Source material start
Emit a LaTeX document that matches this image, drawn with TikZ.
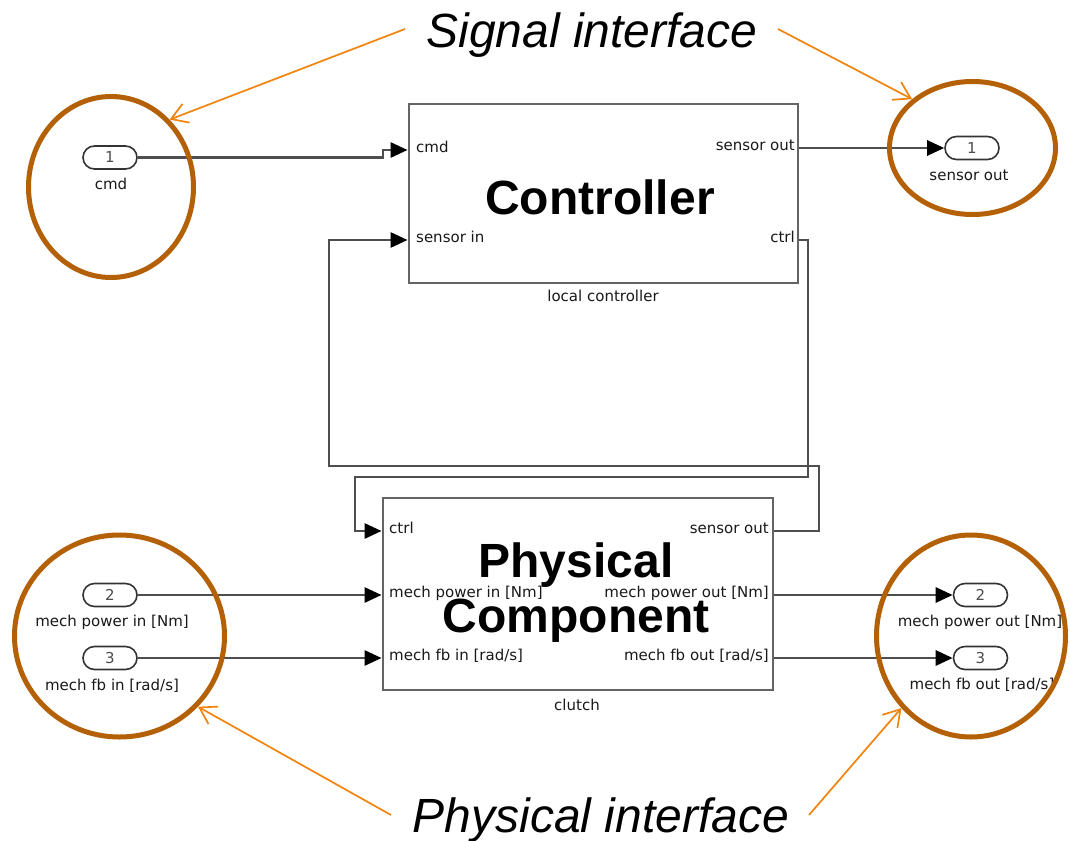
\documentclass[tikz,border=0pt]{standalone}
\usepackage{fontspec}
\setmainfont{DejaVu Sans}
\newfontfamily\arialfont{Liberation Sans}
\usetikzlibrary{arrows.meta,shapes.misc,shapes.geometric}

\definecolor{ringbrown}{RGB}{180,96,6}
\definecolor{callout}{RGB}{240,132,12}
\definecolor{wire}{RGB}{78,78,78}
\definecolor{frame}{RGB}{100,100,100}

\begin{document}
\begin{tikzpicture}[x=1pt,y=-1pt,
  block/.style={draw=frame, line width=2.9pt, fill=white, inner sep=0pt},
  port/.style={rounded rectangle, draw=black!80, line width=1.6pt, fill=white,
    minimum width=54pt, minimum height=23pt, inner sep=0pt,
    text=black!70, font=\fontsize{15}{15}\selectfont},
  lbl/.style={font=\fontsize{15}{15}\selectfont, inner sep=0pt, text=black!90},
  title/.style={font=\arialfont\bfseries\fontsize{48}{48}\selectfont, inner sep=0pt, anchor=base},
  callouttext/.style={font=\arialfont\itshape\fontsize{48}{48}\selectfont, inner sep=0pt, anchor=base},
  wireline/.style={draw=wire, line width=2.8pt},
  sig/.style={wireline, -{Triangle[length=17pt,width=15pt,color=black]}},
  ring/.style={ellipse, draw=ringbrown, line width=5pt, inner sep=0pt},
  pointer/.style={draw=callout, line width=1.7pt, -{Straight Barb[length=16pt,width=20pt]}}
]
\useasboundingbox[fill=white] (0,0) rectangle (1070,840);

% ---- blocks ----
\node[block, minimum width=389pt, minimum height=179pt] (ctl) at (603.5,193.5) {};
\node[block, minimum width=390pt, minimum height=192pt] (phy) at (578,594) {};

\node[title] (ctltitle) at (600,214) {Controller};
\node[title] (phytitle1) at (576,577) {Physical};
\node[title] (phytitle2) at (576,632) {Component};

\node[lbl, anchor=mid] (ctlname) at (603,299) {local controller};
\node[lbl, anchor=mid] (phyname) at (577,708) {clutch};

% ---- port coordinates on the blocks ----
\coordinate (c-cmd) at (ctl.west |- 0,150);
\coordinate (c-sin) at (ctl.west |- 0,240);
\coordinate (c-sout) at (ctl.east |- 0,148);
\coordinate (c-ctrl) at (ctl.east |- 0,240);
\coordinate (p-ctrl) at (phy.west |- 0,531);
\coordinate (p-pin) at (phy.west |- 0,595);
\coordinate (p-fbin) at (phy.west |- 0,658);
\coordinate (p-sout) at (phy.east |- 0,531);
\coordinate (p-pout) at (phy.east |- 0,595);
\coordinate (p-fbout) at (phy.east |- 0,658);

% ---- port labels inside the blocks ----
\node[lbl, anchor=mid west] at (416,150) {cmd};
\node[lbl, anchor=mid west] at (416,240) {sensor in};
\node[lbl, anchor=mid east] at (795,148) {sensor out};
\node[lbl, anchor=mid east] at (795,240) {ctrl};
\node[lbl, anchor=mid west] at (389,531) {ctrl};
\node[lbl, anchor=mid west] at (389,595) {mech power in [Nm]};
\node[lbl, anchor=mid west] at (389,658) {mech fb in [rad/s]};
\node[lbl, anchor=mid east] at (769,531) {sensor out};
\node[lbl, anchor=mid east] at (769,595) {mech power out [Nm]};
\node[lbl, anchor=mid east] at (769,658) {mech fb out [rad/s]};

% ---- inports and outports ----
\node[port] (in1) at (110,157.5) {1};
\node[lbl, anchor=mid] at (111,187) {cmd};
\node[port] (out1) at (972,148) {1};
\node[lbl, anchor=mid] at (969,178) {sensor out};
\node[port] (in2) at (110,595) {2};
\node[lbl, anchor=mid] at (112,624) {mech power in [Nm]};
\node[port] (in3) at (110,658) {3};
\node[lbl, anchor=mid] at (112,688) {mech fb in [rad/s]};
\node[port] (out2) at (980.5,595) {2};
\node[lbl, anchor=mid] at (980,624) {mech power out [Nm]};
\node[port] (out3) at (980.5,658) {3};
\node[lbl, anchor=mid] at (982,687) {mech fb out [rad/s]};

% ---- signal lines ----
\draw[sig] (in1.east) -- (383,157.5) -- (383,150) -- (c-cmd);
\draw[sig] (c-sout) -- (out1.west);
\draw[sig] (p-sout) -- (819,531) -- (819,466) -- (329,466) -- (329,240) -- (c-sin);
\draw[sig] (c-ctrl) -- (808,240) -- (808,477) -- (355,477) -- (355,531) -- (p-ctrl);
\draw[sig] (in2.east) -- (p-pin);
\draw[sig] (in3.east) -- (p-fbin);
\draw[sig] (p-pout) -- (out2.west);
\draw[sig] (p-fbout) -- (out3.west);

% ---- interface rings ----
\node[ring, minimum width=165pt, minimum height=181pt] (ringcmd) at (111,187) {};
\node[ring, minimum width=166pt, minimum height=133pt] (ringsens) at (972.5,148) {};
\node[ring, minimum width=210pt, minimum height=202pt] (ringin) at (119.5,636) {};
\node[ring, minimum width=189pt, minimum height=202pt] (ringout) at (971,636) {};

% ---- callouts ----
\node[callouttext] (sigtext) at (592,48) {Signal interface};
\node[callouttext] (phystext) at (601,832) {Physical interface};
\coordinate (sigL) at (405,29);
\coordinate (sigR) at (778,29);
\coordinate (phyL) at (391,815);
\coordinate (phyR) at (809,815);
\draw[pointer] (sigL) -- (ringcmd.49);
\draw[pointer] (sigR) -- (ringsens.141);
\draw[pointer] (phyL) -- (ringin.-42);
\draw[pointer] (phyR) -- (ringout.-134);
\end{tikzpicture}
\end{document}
Source material end
● Exercise: All the lines above are to be given again exactly as they read, with the pictures removed.

● Response to the exercise:
Emit a LaTeX document that matches this image, drawn with TikZ.
\documentclass[tikz,border=0pt]{standalone}
\usepackage{fontspec}
\setmainfont{DejaVu Sans}
\newfontfamily\arialfont{Liberation Sans}
\usetikzlibrary{arrows.meta,shapes.misc,shapes.geometric}

\definecolor{ringbrown}{RGB}{180,96,6}
\definecolor{callout}{RGB}{240,132,12}
\definecolor{wire}{RGB}{78,78,78}
\definecolor{frame}{RGB}{100,100,100}

\begin{document}
\begin{tikzpicture}[x=1pt,y=-1pt,
  block/.style={draw=frame, line width=2.9pt, fill=white, inner sep=0pt},
  port/.style={rounded rectangle, draw=black!80, line width=1.6pt, fill=white,
    minimum width=54pt, minimum height=23pt, inner sep=0pt,
    text=black!70, font=\fontsize{15}{15}\selectfont},
  lbl/.style={font=\fontsize{15}{15}\selectfont, inner sep=0pt, text=black!90},
  title/.style={font=\arialfont\bfseries\fontsize{48}{48}\selectfont, inner sep=0pt, anchor=base},
  callouttext/.style={font=\arialfont\itshape\fontsize{48}{48}\selectfont, inner sep=0pt, anchor=base},
  wireline/.style={draw=wire, line width=2.8pt},
  sig/.style={wireline, -{Triangle[length=17pt,width=15pt,color=black]}},
  ring/.style={ellipse, draw=ringbrown, line width=5pt, inner sep=0pt},
  pointer/.style={draw=callout, line width=1.7pt, -{Straight Barb[length=16pt,width=20pt]}}
]
\useasboundingbox[fill=white] (0,0) rectangle (1070,840);

% ---- blocks ----
\node[block, minimum width=389pt, minimum height=179pt] (ctl) at (603.5,193.5) {};
\node[block, minimum width=390pt, minimum height=192pt] (phy) at (578,594) {};

\node[title] (ctltitle) at (600,214) {Controller};
\node[title] (phytitle1) at (576,577) {Physical};
\node[title] (phytitle2) at (576,632) {Component};

\node[lbl, anchor=mid] (ctlname) at (603,299) {local controller};
\node[lbl, anchor=mid] (phyname) at (577,708) {clutch};

% ---- port coordinates on the blocks ----
\coordinate (c-cmd) at (ctl.west |- 0,150);
\coordinate (c-sin) at (ctl.west |- 0,240);
\coordinate (c-sout) at (ctl.east |- 0,148);
\coordinate (c-ctrl) at (ctl.east |- 0,240);
\coordinate (p-ctrl) at (phy.west |- 0,531);
\coordinate (p-pin) at (phy.west |- 0,595);
\coordinate (p-fbin) at (phy.west |- 0,658);
\coordinate (p-sout) at (phy.east |- 0,531);
\coordinate (p-pout) at (phy.east |- 0,595);
\coordinate (p-fbout) at (phy.east |- 0,658);

% ---- port labels inside the blocks ----
\node[lbl, anchor=mid west] at (416,150) {cmd};
\node[lbl, anchor=mid west] at (416,240) {sensor in};
\node[lbl, anchor=mid east] at (795,148) {sensor out};
\node[lbl, anchor=mid east] at (795,240) {ctrl};
\node[lbl, anchor=mid west] at (389,531) {ctrl};
\node[lbl, anchor=mid west] at (389,595) {mech power in [Nm]};
\node[lbl, anchor=mid west] at (389,658) {mech fb in [rad/s]};
\node[lbl, anchor=mid east] at (769,531) {sensor out};
\node[lbl, anchor=mid east] at (769,595) {mech power out [Nm]};
\node[lbl, anchor=mid east] at (769,658) {mech fb out [rad/s]};

% ---- inports and outports ----
\node[port] (in1) at (110,157.5) {1};
\node[lbl, anchor=mid] at (111,187) {cmd};
\node[port] (out1) at (972,148) {1};
\node[lbl, anchor=mid] at (969,178) {sensor out};
\node[port] (in2) at (110,595) {2};
\node[lbl, anchor=mid] at (112,624) {mech power in [Nm]};
\node[port] (in3) at (110,658) {3};
\node[lbl, anchor=mid] at (112,688) {mech fb in [rad/s]};
\node[port] (out2) at (980.5,595) {2};
\node[lbl, anchor=mid] at (980,624) {mech power out [Nm]};
\node[port] (out3) at (980.5,658) {3};
\node[lbl, anchor=mid] at (982,687) {mech fb out [rad/s]};

% ---- signal lines ----
\draw[sig] (in1.east) -- (383,157.5) -- (383,150) -- (c-cmd);
\draw[sig] (c-sout) -- (out1.west);
\draw[sig] (p-sout) -- (819,531) -- (819,466) -- (329,466) -- (329,240) -- (c-sin);
\draw[sig] (c-ctrl) -- (808,240) -- (808,477) -- (355,477) -- (355,531) -- (p-ctrl);
\draw[sig] (in2.east) -- (p-pin);
\draw[sig] (in3.east) -- (p-fbin);
\draw[sig] (p-pout) -- (out2.west);
\draw[sig] (p-fbout) -- (out3.west);

% ---- interface rings ----
\node[ring, minimum width=165pt, minimum height=181pt] (ringcmd) at (111,187) {};
\node[ring, minimum width=166pt, minimum height=133pt] (ringsens) at (972.5,148) {};
\node[ring, minimum width=210pt, minimum height=202pt] (ringin) at (119.5,636) {};
\node[ring, minimum width=189pt, minimum height=202pt] (ringout) at (971,636) {};

% ---- callouts ----
\node[callouttext] (sigtext) at (592,48) {Signal interface};
\node[callouttext] (phystext) at (601,832) {Physical interface};
\coordinate (sigL) at (405,29);
\coordinate (sigR) at (778,29);
\coordinate (phyL) at (391,815);
\coordinate (phyR) at (809,815);
\draw[pointer] (sigL) -- (ringcmd.49);
\draw[pointer] (sigR) -- (ringsens.141);
\draw[pointer] (phyL) -- (ringin.-42);
\draw[pointer] (phyR) -- (ringout.-134);
\end{tikzpicture}
\end{document}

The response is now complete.